Олю мы оплакали с мамой и Ирой в 1980 году, в возрасте четырнадцати лет она утонула в Черном море, на отдыхе в пионерлагере. Маму мы оплакали с Ирой и моими дочками в 1992 году, она умерла от рака, а Иру оплакали с моими дочками и её сыном в 2006 году, Ира тоже умерла от рака,  трёх недель не дожив до сорокапятилетия.
               
               
     Коронавирус шествует по планете, собирает страшный урожай. Сегодня восьмое апреля 2020 года. После нашего добровольного двухнедельного карантина, с третьего апреля президент объявил карантин- неделю, а теперь продлил срок самоизоляции до 30 апреля 2020.

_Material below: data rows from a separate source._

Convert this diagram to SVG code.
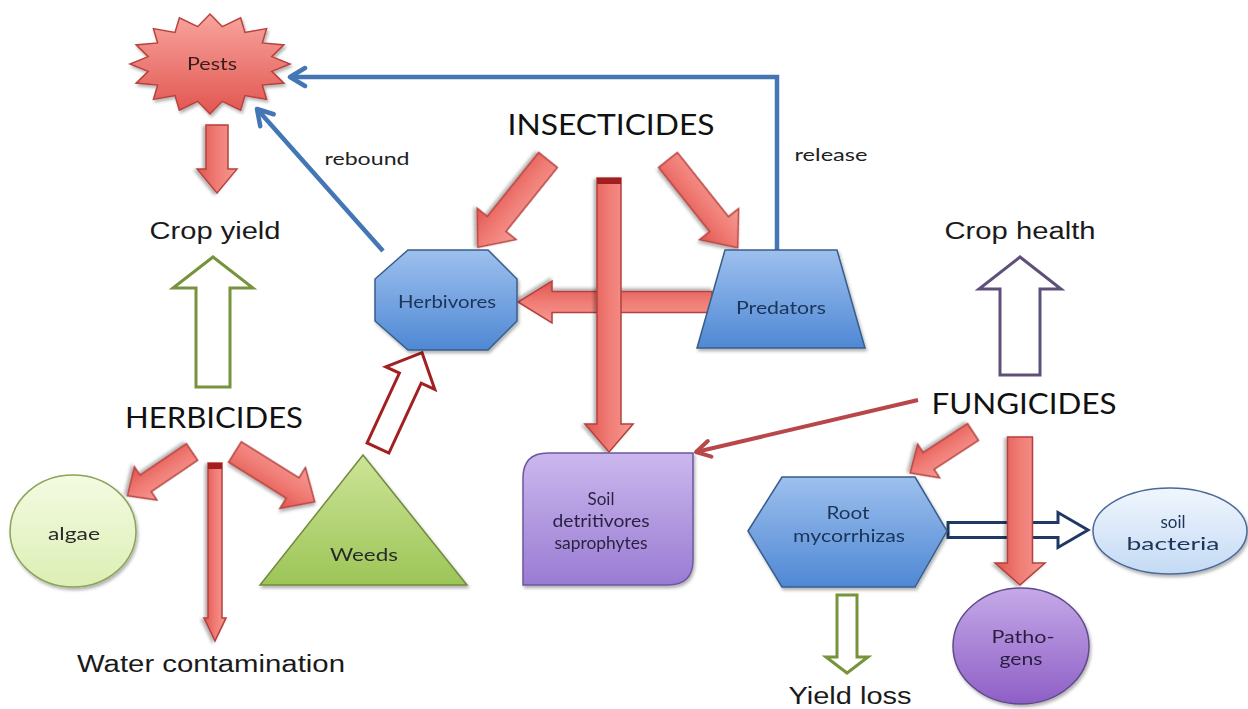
<svg xmlns="http://www.w3.org/2000/svg" width="1248" height="709" viewBox="0 0 1248 709">
<defs>
<linearGradient id="gRed" x1="0" y1="0" x2="0" y2="1"><stop offset="0" stop-color="#f59a93"/><stop offset="0.5" stop-color="#f07c75"/><stop offset="1" stop-color="#e0554f"/></linearGradient>
<linearGradient id="gPest" x1="0" y1="0" x2="0" y2="1"><stop offset="0" stop-color="#f7a49d"/><stop offset="1" stop-color="#e25650"/></linearGradient>
<linearGradient id="gBlue" x1="0" y1="0" x2="0" y2="1"><stop offset="0" stop-color="#9dc0ee"/><stop offset="1" stop-color="#4f88d4"/></linearGradient>
<linearGradient id="gPurp" x1="0" y1="0" x2="0" y2="1"><stop offset="0" stop-color="#cbb8ee"/><stop offset="1" stop-color="#9a7bd3"/></linearGradient>
<linearGradient id="gPath" x1="0" y1="0" x2="0" y2="1"><stop offset="0" stop-color="#c5a9e8"/><stop offset="1" stop-color="#8e5fc6"/></linearGradient>
<linearGradient id="gWeed" x1="0" y1="0" x2="0" y2="1"><stop offset="0" stop-color="#cde497"/><stop offset="1" stop-color="#9cc557"/></linearGradient>
<linearGradient id="gAlg" x1="0" y1="0" x2="0" y2="1"><stop offset="0" stop-color="#f4fbe2"/><stop offset="1" stop-color="#dcefb4"/></linearGradient>
<linearGradient id="gBact" x1="0" y1="0" x2="0" y2="1"><stop offset="0" stop-color="#f0f6fe"/><stop offset="1" stop-color="#c4daf4"/></linearGradient>
<filter id="sh" x="-10%" y="-10%" width="130%" height="130%"><feDropShadow dx="1.5" dy="2.5" stdDeviation="1.5" flood-color="#000" flood-opacity="0.3"/></filter>
<marker id="mBlue" markerUnits="userSpaceOnUse" markerWidth="24" markerHeight="24" viewBox="0 0 24 24" refX="19" refY="12" orient="auto"><path d="M4,3 L19,12 L4,21" fill="none" stroke="#4475b4" stroke-width="4.5" stroke-linecap="round" stroke-linejoin="round"/></marker>
<marker id="mRed" markerUnits="userSpaceOnUse" markerWidth="24" markerHeight="24" viewBox="0 0 24 24" refX="19" refY="12" orient="auto"><path d="M5,4 L19,12 L5,20" fill="none" stroke="#b8474a" stroke-width="4" stroke-linecap="round" stroke-linejoin="round"/></marker>
<style>
.ra{fill:url(#gRed);stroke:#b5403c;stroke-width:1.5;filter:url(#sh)}
.cap{fill:#a31f1f}
.hol{fill:#fff;stroke-width:3}
.bl{fill:none;stroke:#4475b4;stroke-width:4.5}
.cal{font-family:Lato,"Open Sans","Liberation Sans",sans-serif}
.ari{font-family:"Liberation Sans",Arial,sans-serif;fill:#1a1a1a}
.big{font-size:29px;fill:#111}
.mid{font-size:23px}
.nt{font-size:17px;text-anchor:middle}
.node{filter:url(#sh)}
</style>
</defs>
<g id="connectors">
<polyline class="bl" points="777,250 777,77 290,77" marker-end="url(#mBlue)"/>
<line class="bl" x1="383" y1="251" x2="257" y2="109" marker-end="url(#mBlue)"/>
<line x1="918" y1="400" x2="696" y2="452" stroke="#b8474a" stroke-width="4" marker-end="url(#mRed)"/>
<polygon class="ra" points="0,-11 44,-11 44,-20 68,0 44,20 44,11 0,11" transform="translate(217,125) rotate(90)"/>
<polygon class="ra" points="0,-12 82,-12 82,-25 112,0 82,25 82,12 0,12" transform="translate(548,160) rotate(128.8)"/>
<polygon class="ra" points="0,-12 82,-12 82,-25 112,0 82,25 82,12 0,12" transform="translate(668,160) rotate(51.5)"/>
<polygon class="ra" points="0,-10.5 160,-10.5 160,-21 194,0 160,21 160,10.5 0,10.5" transform="translate(712,302) rotate(180)"/>
<g transform="translate(609,178) rotate(90)"><polygon class="ra" points="0,-12 246,-12 246,-24 274,0 246,24 246,12 0,12"/><rect class="cap" x="0" y="-12" width="6" height="24"/></g>
<polygon class="ra" points="0,-10 56,-10 56,-20 78,0 56,20 56,10 0,10" transform="translate(192,452) rotate(145.9)"/>
<polygon class="ra" points="0,-12 68,-12 68,-24 94,0 68,24 68,12 0,12" transform="translate(235,452) rotate(32)"/>
<g transform="translate(215,463) rotate(90)"><polygon class="ra" points="0,-7 155,-7 155,-11 178,0 155,11 155,7 0,7"/><rect class="cap" x="0" y="-7" width="6" height="14"/></g>
<polygon class="ra" points="0,-10 53,-10 53,-20 75,0 53,20 53,10 0,10" transform="translate(973,432) rotate(146.9)"/>
<polygon class="hol" stroke="#1f3864" points="0,-7.5 110,-7.5 110,-17.5 140,0 110,17.5 110,7.5 0,7.5" transform="translate(948,530)"/>
<polygon class="ra" points="0,-12.5 126,-12.5 126,-25 148,0 126,25 126,12.5 0,12.5" transform="translate(1020,437) rotate(90)"/>
<polygon class="hol" stroke="#77933c" points="0,-17 99,-17 99,-40 130,0 99,40 99,17 0,17" transform="translate(213,387) rotate(-90)"/>
<polygon class="hol" stroke="#5f5079" points="0,-20 86,-20 86,-41 118,0 86,41 86,20 0,20" transform="translate(1020,375) rotate(-90)"/>
<polygon class="hol" stroke="#77933c" points="0,-10 62,-10 62,-21 78,0 62,21 62,10 0,10" transform="translate(847,595) rotate(90)"/>
<polygon class="hol" stroke="#a32020" points="0,-12 77,-12 77,-27 105,0 77,27 77,12 0,12" transform="translate(378,448) rotate(-65.2)"/>
<text class="cal" x="367" y="165" font-size="17" fill="#222" text-anchor="middle" textLength="85" lengthAdjust="spacingAndGlyphs">rebound</text>
<text class="cal" x="831" y="161" font-size="17" fill="#222" text-anchor="middle" textLength="73" lengthAdjust="spacingAndGlyphs">release</text>
</g>
<g id="pests" class="node">
<polygon fill="url(#gPest)" stroke="#b8413e" stroke-width="1.5" points="290,64 271.8,71.4 283.9,83.1 262.4,85.1 266.6,99.4 245,95.6 240.6,110.2 222.3,101.3 210,114 197.7,101.3 179.4,110.2 175,95.6 153.4,99.4 157.6,85.1 136.1,83.1 148.2,71.4 130,64 148.2,56.6 136.1,44.9 157.6,42.9 153.4,28.6 175,32.4 179.4,17.8 197.7,26.7 210,14 222.3,26.7 240.6,17.8 245,32.4 266.6,28.6 262.4,42.9 283.9,44.9 271.8,56.6"/>
<text class="cal nt" x="212" y="70" fill="#3a1d1d" textLength="50" lengthAdjust="spacingAndGlyphs">Pests</text>
</g>
<g id="crop-yield"><text class="ari mid" x="215" y="239" text-anchor="middle" textLength="131" lengthAdjust="spacingAndGlyphs">Crop yield</text></g>
<g id="insecticides"><text class="cal big" x="611" y="135" text-anchor="middle" textLength="207" lengthAdjust="spacingAndGlyphs">INSECTICIDES</text></g>
<g id="herbicides"><text class="cal big" x="214" y="428" text-anchor="middle" textLength="178" lengthAdjust="spacingAndGlyphs">HERBICIDES</text></g>
<g id="fungicides"><text class="cal big" x="1024" y="414" text-anchor="middle" textLength="185" lengthAdjust="spacingAndGlyphs">FUNGICIDES</text></g>
<g id="crop-health"><text class="ari mid" x="1020" y="239" text-anchor="middle" textLength="151" lengthAdjust="spacingAndGlyphs">Crop health</text></g>
<g id="water-contamination"><text class="ari mid" x="211" y="672" text-anchor="middle" textLength="268" lengthAdjust="spacingAndGlyphs">Water contamination</text></g>
<g id="yield-loss"><text class="ari mid" x="850" y="704" text-anchor="middle" textLength="123" lengthAdjust="spacingAndGlyphs">Yield loss</text></g>
<g id="herbivores" class="node">
<polygon fill="url(#gBlue)" stroke="#385d8a" stroke-width="1.5" points="408,250 488,250 517,279 517,321 488,350 408,350 375,321 375,279"/>
<text class="cal nt" x="447" y="308" fill="#1a3458" textLength="98" lengthAdjust="spacingAndGlyphs">Herbivores</text>
</g>
<g id="predators" class="node">
<polygon fill="url(#gBlue)" stroke="#385d8a" stroke-width="1.5" points="725,250 837,250 865,348 697,348"/>
<text class="cal nt" x="781" y="314" fill="#1a3458" textLength="90" lengthAdjust="spacingAndGlyphs">Predators</text>
</g>
<g id="soil-detritivores" class="node">
<path d="M548,453 L693,453 L693,560 Q693,585 668,585 L523,585 L523,478 Q523,453 548,453 Z" fill="url(#gPurp)" stroke="#6b58a0" stroke-width="1.5"/>
<text class="cal nt" x="601" y="505" fill="#2a2440" font-size="18">Soil</text>
<text class="cal nt" x="601" y="527" fill="#2a2440" font-size="18" textLength="97" lengthAdjust="spacingAndGlyphs">detritivores</text>
<text class="cal nt" x="601" y="549" fill="#2a2440" font-size="18" textLength="93" lengthAdjust="spacingAndGlyphs">saprophytes</text>
</g>
<g id="algae" class="node">
<ellipse cx="73" cy="531" rx="63" ry="56" fill="url(#gAlg)" stroke="#8aa458" stroke-width="1.5"/>
<text class="cal nt" x="74" y="540" fill="#2a2a2a" textLength="52" lengthAdjust="spacingAndGlyphs">algae</text>
</g>
<g id="weeds" class="node">
<polygon points="363,455 467,585 260,585" fill="url(#gWeed)" stroke="#71893f" stroke-width="1.5"/>
<text class="cal nt" x="364" y="561" fill="#2a2a2a" textLength="68" lengthAdjust="spacingAndGlyphs">Weeds</text>
</g>
<g id="root-mycorrhizas" class="node">
<polygon points="748,531 782,477 915,477 947,531 915,587 782,587" fill="url(#gBlue)" stroke="#385d8a" stroke-width="1.5"/>
<text class="cal nt" x="848" y="519" fill="#1a3458" textLength="43" lengthAdjust="spacingAndGlyphs">Root</text>
<text class="cal nt" x="849" y="542" fill="#1a3458" textLength="112" lengthAdjust="spacingAndGlyphs">mycorrhizas</text>
</g>
<g id="soil-bacteria" class="node">
<ellipse cx="1170" cy="531" rx="77" ry="43" fill="url(#gBact)" stroke="#4a6a98" stroke-width="1.5"/>
<text class="cal nt" x="1173" y="528" fill="#1a3458">soil</text>
<text class="cal nt" x="1173" y="550" fill="#1a3458" textLength="93" lengthAdjust="spacingAndGlyphs">bacteria</text>
</g>
<g id="pathogens" class="node">
<ellipse cx="1021" cy="646" rx="68" ry="58" fill="url(#gPath)" stroke="#5f4a8b" stroke-width="1.5"/>
<text class="cal nt" x="1023" y="643" fill="#2a1f40" textLength="63" lengthAdjust="spacingAndGlyphs">Patho-</text>
<text class="cal nt" x="1021" y="665" fill="#2a1f40" textLength="43" lengthAdjust="spacingAndGlyphs">gens</text>
</g>
</svg>
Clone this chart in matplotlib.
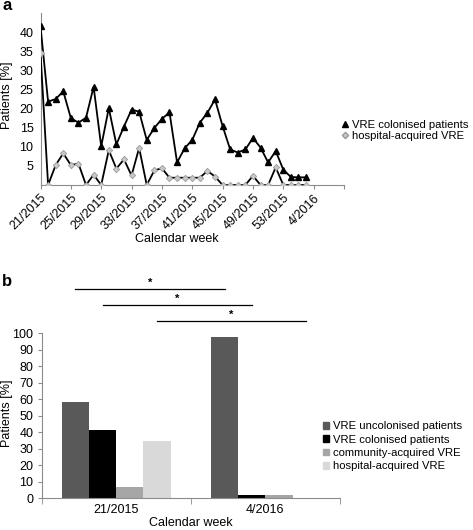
import matplotlib; matplotlib.use("Agg")
import matplotlib.pyplot as plt
from matplotlib.lines import Line2D
from matplotlib.patches import Patch
import numpy as np

plt.rcParams["font.family"] = ["Liberation Sans", "DejaVu Sans"]
FS = 9
LFS = 8.1

# panel a: weekly share of patients, 21/2015 onwards
week_labels = ["21/2015", "25/2015", "29/2015", "33/2015", "37/2015",
               "41/2015", "45/2015", "49/2015", "53/2015", "4/2016"]
colonised = [41.5, 21.8, 22.5, 24.5, 17.5, 16.3, 17.6, 25.7, 10.1, 20.1,
             10.6, 15.3, 19.7, 19.2, 11.8, 14.9, 17.3, 19.0, 5.9, 9.6,
             11.8, 16.3, 18.9, 22.4, 15.4, 9.3, 8.5, 9.3, 12.3, 9.8,
             5.9, 8.9, 4.0, 2.1, 2.0, 2.0]
hospital = [34.6, 0, 5.2, 8.3, 5.2, 5.6, 0, 2.7, 0, 9.1,
            4.3, 6.7, 2.5, 9.7, 0, 3.8, 4.4, 1.9, 1.9, 1.9,
            1.9, 1.9, 3.7, 2.2, 0, 0, 0, 0, 2.4, 0,
            0, 4.6, 0, 0, 0, 0]

# panel b: comparison of first and last week
groups = ["21/2015", "4/2016"]
uncolonised_b = [58.5, 98.0]
colonised_b = [41.5, 2.0]
community_b = [7.0, 2.0]
hospital_b = [34.5, 0.0]
series_names = ["VRE uncolonised patients", "VRE colonised patients",
                "community-acquired VRE", "hospital-acquired VRE"]
bar_colors = ["#595959", "#000000", "#a6a6a6", "#d9d9d9"]

AXC = "#8c8c8c"

fig = plt.figure(figsize=(4.73, 5.30), dpi=100)
W, H = 473.0, 530.0

# ---------------- panel a ----------------
axA = fig.add_axes([40.5/W, 1-185/H, (344-40.5)/W, (185-13)/H])
x = np.arange(len(colonised))
axA.plot(x, colonised, color="black", lw=1.3, marker="^", ms=4.5,
         mfc="black", mec="black", zorder=3)
axA.plot(x, hospital, color="black", lw=1.3, marker="D", ms=3.2,
         mfc="#c8c8c8", mec="#9a9a9a", mew=0.6, zorder=4)
axA.set_xlim(0, 40)
axA.set_ylim(0, 45)
axA.set_yticks(range(5, 41, 5))
axA.set_xticks(range(0, 41, 4))
axA.set_xticklabels(week_labels + [""], rotation=45, ha="right",
                    rotation_mode="anchor", fontsize=FS)
axA.tick_params(axis="x", length=3, color=AXC, pad=2)
axA.tick_params(axis="y", length=0, pad=5, labelsize=FS)
for s in ["top", "right"]:
    axA.spines[s].set_visible(False)
for s in ["left", "bottom"]:
    axA.spines[s].set_color(AXC)
    axA.spines[s].set_linewidth(0.8)
fig.text(7/W, 1-95/H, "Patients [%]", rotation=90, ha="center", va="center", fontsize=FS)
fig.text(177/W, 1-239/H, "Calendar week", ha="center", va="center", fontsize=FS)
fig.text(2/W, 1-6/H, "a", ha="left", va="center", fontsize=12, fontweight="bold")

hA = [Line2D([], [], ls="none", marker="^", ms=4.5, color="black"),
      Line2D([], [], ls="none", marker="D", ms=3.2, mfc="#c8c8c8", mec="#9a9a9a")]
fig.legend(hA, ["VRE colonised patients", "hospital-acquired VRE"],
           loc="center left", bbox_to_anchor=(340/W, 1-130.5/H),
           frameon=False, fontsize=LFS, handlelength=0.8, handletextpad=0.3,
           borderpad=0, borderaxespad=0, labelspacing=0.15)

# ---------------- panel b ----------------
axB = fig.add_axes([41.7/W, 1-498.3/H, (340-41.7)/W, (498.3-333.3)/H])
gx = np.arange(len(groups))
bw = 0.1824
values_b = [uncolonised_b, colonised_b, community_b, hospital_b]
for k, (vals, col, name) in enumerate(zip(values_b, bar_colors, series_names)):
    axB.bar(gx + (k - 1.5) * bw, vals, width=bw, color=col, label=name)
axB.set_xlim(-0.5, 1.5)
axB.set_ylim(0, 100)
axB.set_yticks(range(0, 101, 10))
axB.set_xticks(gx)
axB.set_xticklabels(groups, fontsize=FS)
axB.set_xticks([-0.5, 0.5, 1.5], minor=True)
axB.tick_params(axis="x", which="major", length=0, pad=4)
axB.tick_params(axis="x", which="minor", length=4, color=AXC)
axB.tick_params(axis="y", length=3, color=AXC, pad=3, labelsize=FS)
for s in ["top", "right"]:
    axB.spines[s].set_visible(False)
for s in ["left", "bottom"]:
    axB.spines[s].set_color(AXC)
    axB.spines[s].set_linewidth(0.8)
fig.text(7/W, 1-413/H, "Patients [%]", rotation=90, ha="center", va="center", fontsize=FS)
fig.text(191/W, 1-522.5/H, "Calendar week", ha="center", va="center", fontsize=FS)
fig.text(2/W, 1-281/H, "b", ha="left", va="center", fontsize=12, fontweight="bold")

# significance brackets between matching bars of the two weeks
for k, yl in [(0, 126.8), (1, 117.3), (3, 107.3)]:
    x0 = gx[0] + (k - 1.5) * bw
    x1 = gx[1] + (k - 1.5) * bw
    axB.plot([x0, x1], [yl, yl], color="black", lw=0.9, clip_on=False)
    axB.text((x0 + x1) / 2, yl + 0.8, "*", ha="center", va="bottom",
             fontsize=8, fontweight="bold")

hB = [Patch(color=c) for c in bar_colors]
fig.legend(hB, series_names, loc="center left",
           bbox_to_anchor=(323/W, 1-446.3/H), frameon=False, fontsize=LFS,
           handlelength=0.55, handleheight=0.55, handletextpad=0.35,
           borderpad=0, borderaxespad=0, labelspacing=0.3)

fig.savefig("out.png", dpi=100)
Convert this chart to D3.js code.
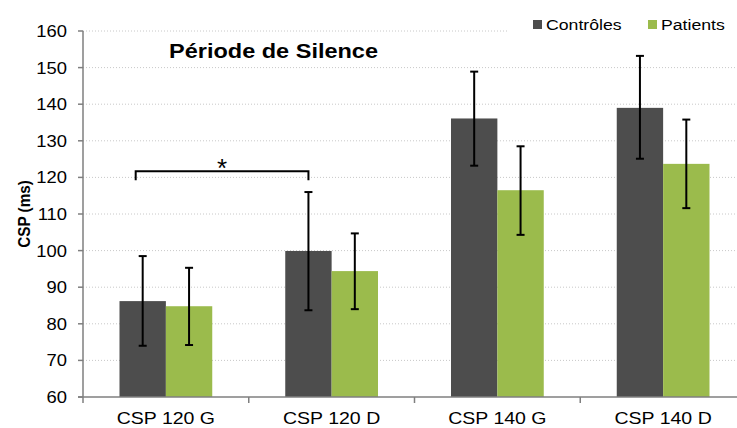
<!DOCTYPE html>
<html><head><meta charset="utf-8">
<script src="https://cdn.jsdelivr.net/npm/d3@7"></script>
<style>body{margin:0;background:#fff}svg{display:block;font-family:"Liberation Sans",Arial,sans-serif}</style>
</head><body><svg id="c" width="737" height="428"></svg>
<script>
const categories = ["CSP 120 G","CSP 120 D","CSP 140 G","CSP 140 D"];
const seriesNames = ["Contrôles","Patients"];
const controles = [86.2, 99.9, 136.1, 139.0];
const controlesErrLow = [74.0, 83.7, 123.2, 125.1];
const controlesErrHigh = [98.5, 116.0, 148.9, 153.2];
const patients = [84.8, 94.4, 116.5, 123.7];
const patientsErrLow = [74.2, 84.0, 104.3, 111.6];
const patientsErrHigh = [95.3, 104.7, 128.5, 135.8];
const yTicks = [60,70,80,90,100,110,120,130,140,150,160];
const colors = ["#4d4d4d","#9bbb4c"];
const sig = {from:"CSP 120 G", to:"CSP 120 D", level:121.7, drop:119.2, label:"*"};

const svg = d3.select("#c");
const L=83, R=746, T=31, B=397;
const y = d3.scaleLinear().domain([60,160]).range([B,T]);
const x0 = d3.scaleBand().domain(categories).range([L,R]).padding(0);
const x1 = d3.scaleBand().domain(seriesNames).range([36.5, x0.bandwidth()-36.5]).padding(0);
const SX = 1.18;

function stext(g, x, yy, txt, opts){
  const t = g.append("text").attr("transform",`translate(${x},${yy}) scale(${opts.sx||SX},1)`)
    .attr("font-size",opts.size).attr("text-anchor",opts.anchor||"start").attr("fill",opts.fill||"#000")
    .text(txt);
  if(opts.weight) t.attr("font-weight",opts.weight);
  return t;
}

// gridlines
svg.append("g").selectAll("line").data(yTicks.filter(d=>d>60)).join("line")
  .attr("x1",L).attr("x2",d=>d===160?508:737).attr("y1",d=>y(d)).attr("y2",d=>y(d))
  .attr("stroke","#c8c8c8").attr("stroke-width",1).attr("stroke-dasharray","1,2");

// bars
const data = categories.map((c,i)=>({cat:c, vals:[
  {s:seriesNames[0], v:controles[i], lo:controlesErrLow[i], hi:controlesErrHigh[i], col:colors[0]},
  {s:seriesNames[1], v:patients[i], lo:patientsErrLow[i], hi:patientsErrHigh[i], col:colors[1]}]}));
const grp = svg.append("g").selectAll("g").data(data).join("g").attr("transform",d=>`translate(${x0(d.cat)},0)`);
grp.selectAll("rect").data(d=>d.vals).join("rect")
  .attr("x",d=>x1(d.s)).attr("width",x1.bandwidth()).attr("y",d=>y(d.v)).attr("height",d=>B-y(d.v))
  .attr("fill",d=>d.col);
// error bars
const eb = grp.selectAll("g.eb").data(d=>d.vals).join("g").attr("class","eb")
  .attr("transform",d=>`translate(${x1(d.s)+x1.bandwidth()/2},0)`);
eb.append("line").attr("y1",d=>y(d.lo)).attr("y2",d=>y(d.hi)).attr("stroke","#000").attr("stroke-width",2);
eb.append("line").attr("x1",-4).attr("x2",4).attr("y1",d=>y(d.hi)).attr("y2",d=>y(d.hi)).attr("stroke","#000").attr("stroke-width",2);
eb.append("line").attr("x1",-4).attr("x2",4).attr("y1",d=>y(d.lo)).attr("y2",d=>y(d.lo)).attr("stroke","#000").attr("stroke-width",2);

// axes
const ax = svg.append("g");
ax.append("line").attr("x1",L).attr("x2",L).attr("y1",T).attr("y2",B).attr("stroke","#7f7f7f").attr("stroke-width",1.5);
ax.append("line").attr("x1",L-5).attr("x2",737).attr("y1",B).attr("y2",B).attr("stroke","#7f7f7f").attr("stroke-width",1.5);
ax.selectAll("line.yt").data(yTicks).join("line").attr("class","yt")
  .attr("x1",L-5).attr("x2",L).attr("y1",d=>y(d)).attr("y2",d=>y(d)).attr("stroke","#7f7f7f").attr("stroke-width",1.5);
yTicks.forEach(d=>stext(ax, 67, y(d)+6, String(d), {size:16, anchor:"end", sx:1.15}));
const bounds = categories.map(c=>x0(c)).concat([R]);
ax.selectAll("line.xt").data(bounds).join("line").attr("class","xt")
  .attr("x1",d=>d).attr("x2",d=>d).attr("y1",B).attr("y2",B+6).attr("stroke","#7f7f7f").attr("stroke-width",1.5);
categories.forEach(c=>stext(ax, x0(c)+x0.bandwidth()/2, 424, c, {size:16, anchor:"middle", sx:1.22}));

// y label
svg.append("text").attr("transform","translate(30,214) rotate(-90) scale(0.9,1)").attr("text-anchor","middle")
  .attr("font-size",17).attr("font-weight","bold").text("CSP (ms)");

// title
stext(svg, 169, 58, "Période de Silence", {size:21, weight:"bold", sx:1.12});

// legend
const lg = svg.append("g");
const lgX = [533, 648];
seriesNames.forEach((s,i)=>{
  lg.append("rect").attr("x",lgX[i]).attr("y",20).attr("width",9).attr("height",9).attr("fill",colors[i]);
  stext(lg, lgX[i]+13, 30, s, {size:15.5, sx:1.14});
});

// significance bracket
const bx1 = x0(sig.from)+x1(seriesNames[0])+x1.bandwidth()/2-7;
const bx2 = x0(sig.to)+x1(seriesNames[0])+x1.bandwidth()/2;
svg.append("path").attr("d",`M${bx1},${y(sig.drop)}V${y(sig.level)}H${bx2}V${y(sig.drop)}`)
  .attr("fill","none").attr("stroke","#000").attr("stroke-width",2);
svg.append("text").attr("x",(bx1+bx2)/2).attr("y",y(sig.level)+5.5).attr("text-anchor","middle")
  .attr("font-size",26).text(sig.label);
</script></body></html>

 Заболевших на сегодняшний день в мире- 1400000
В России-8672
 Погибли от болезни-83000
Погибли в России-63


     Я редактирую текст в феврале 2022 года. На этот момент мы всей семьёй переболели ковидом дважды: летом 2020- я лежала в больнице в Коммунарке (было до жути страшно) и сейчас, в январе.
Сейчас идёт пятая его волна. Мутация называется «Омикрон», протекает намного легче, чем все предыдущие: Альфа, Бета, Дельта...  типа ОРВИ.
     Заболевших на сегодняшний день в мире -382.954.901
В России-12.128.796
Погибли от болезни -5.708.437
Погибли в России-332.690.
Цифры эти совершенно не точны. Абсолютно.

     Народу умерло много. Из близко знакомых- мой друг. Больше никогда не позвонит.